CSX is a leading transportation company

CSX Corporation (CSX) is one of the leading transportation suppliers (IYT)(XTN) in the United States. The company provides rail-based transportation services, including traditional rail service (UNP) and the transport of intermodal containers and trailers (SEA), as well as other transportation services—such as rail-to-truck transfers and bulk commodity operations. The company’s network passes through 23 states, the District of Columbia, and the Canadian provinces of Ontario and Quebec. According to the company, around two-thirds of Americans live within its service territory.

Competitive advantage

In order to stay competitive, the company needs to spend large amounts of capital to set up infrastructure. These costs are recouped over a period, helping the company generate a sustainable income.

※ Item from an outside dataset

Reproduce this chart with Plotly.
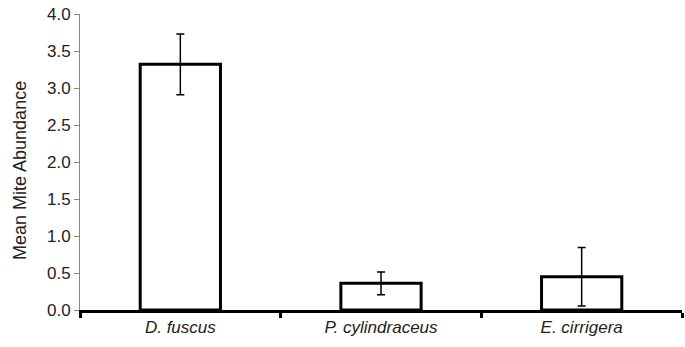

CSX offers a competitive advantage due to its strong branding, ability to keep costs low, and huge network, which is hard to replicate. Over the last decade, the company’s gross margin jumped from 56.8% in 2007 to a record high of 63.1% in 2016. The substantial rise in gross margin shows the company’s ability to set service prices without considering the costs involved. In inflationary environments, this advantage provides substantial leeway to raise prices and maintain profitability.

Looking at its prospects, we see that the company is likely to generate higher earnings growth that’s sustainable enough to strengthen its economic moat.